3. Position Sizing Models

Three approaches are outlined: the Percent Risk Model (fixed % of capital risked per trade, typically 1–2%), the Percent Volatility Model (position size scaled to ATR so each trade carries similar dollar volatility), and the “Market's Money” approach (conservative sizing on base capital, more aggressive sizing on accumulated profits, with periodic profit-locking transfers). Risking too high a percentage per trade compounds losses geometrically during a losing streak.

4. Execution Quality Tracking

This compares your planned risk-reward ratio (set before entry, using fixed stop/target levels) against your realized ratio at exit. The deviation ratio = Realized R:R ÷ Planned R:R. A ratio near 1.0 indicates disciplined execution; below ~0.69 indicates a real problem; below 0.50 indicates the strategy's edge is being undermined by behavior rather than market conditions. Logging Maximum Adverse/Favorable Excursion (MAE/MFE) alongside this shows whether exits are too early or too late relative to what the market actually offered.

5. Statistical Validity

Expectancy figures need a meaningful sample before they can be trusted — roughly 30–50 trades for an initial read, 100+ for confidence. A quick check: if removing your single best trade flips expectancy from positive to negative, the sample is too thin to act on.

6. Behavioral Traps

Two specific failure modes are called out: widening a stop-loss after entry (which invalidates the R calculation and turns a controlled risk into an open-ended one), and target creep (raising a profit target mid-trade out of greed, which often converts a winner back into a breakeven or loss). Both are framed as discipline failures rather than strategy failures.


Step-by-Step Implementation Outline

  1. Build the tracking infrastructure. Set up a trade journal (spreadsheet or dedicated tool) with columns for: entry price, stop-loss, planned target, planned R:R, position size, unit risk, total $ risk, exit price, realized $ P&L, realized R, MAE, MFE.
  2. Define unit risk before every trade. Calculate 1R as the entry-to-stop distance (per share/contract), then multiply by position size to get total dollar risk. Lock this in before the order goes live.
  3. Choose and apply one position-sizing model to start. Begin with the Percent Risk Model at a conservative 0.5–1% of capital per trade rather than the often-cited 2%, especially until your own historical drawdown data justifies more.
  4. Record planned R:R pre-trade. Document entry, stop, and target before execution to avoid hindsight bias when reviewing later.
  5. Execute without adjusting the stop wider or the target higher mid-trade.
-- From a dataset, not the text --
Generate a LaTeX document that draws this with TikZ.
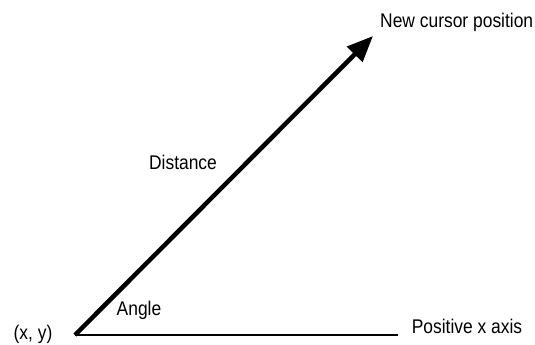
\documentclass[tikz,border=0pt]{standalone}
\usepackage{fontspec}
\setmainfont[FakeStretch=0.88]{Liberation Sans}
\usetikzlibrary{arrows.meta}
\begin{document}
\begin{tikzpicture}[x=1pt,y=1pt,
  lbl/.style={inner sep=0pt, font=\fontsize{19.8}{22}\selectfont},
  vec/.style={line width=4.5pt, -{Triangle[length=26pt,width=21pt]}},
  axisline/.style={line width=1.8pt}]
\useasboundingbox (0,0) rectangle (535,345);
\coordinate (o) at (75,10);
\coordinate (tip) at (373,309);
\coordinate (xend) at (398,10);
\draw[axisline] (o) -- (xend);
\draw[vec] (o) -- (tip);
\node[lbl] (xy) at (33,11) {(x, y)};
\node[lbl] (angle) at (139,35) {Angle};
\node[lbl] (dist) at (183,183) {Distance};
\node[lbl] (posx) at (467,19) {Positive x axis};
\node[lbl, anchor=west] (newpos) at (380,323) {New cursor position};
\end{tikzpicture}
\end{document}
Treat any urge to do so as a flag to review afterward, not a reason to act in the moment.
  6. Log realized R and excursion data at trade close. Record the realized R-multiple, MAE, and MFE immediately after exit, using net P&L (after costs).
  7. Calculate the deviation ratio per trade and as a rolling average. Track Realized R:R ÷ Planned R:R over a rolling 30-trade window, segmented by setup type, to spot where discipline breaks down.
  8. Accumulate to a statistically meaningful sample. Treat expectancy numbers as provisional until you have 30–50 trades, and as reliable once you reach 100+.
  9. Calculate expectancy from the accumulated data. Compute average win R, average loss R, and win rate, then apply (Win Rate × Avg Win) − (Loss Rate × Avg Loss) to get expectancy per trade.
  10. Review and adjust. If expectancy is negative, the issue is the strategy itself. If expectancy is positive but the deviation ratio is poor, the issue is execution discipline — address that before changing the strategy.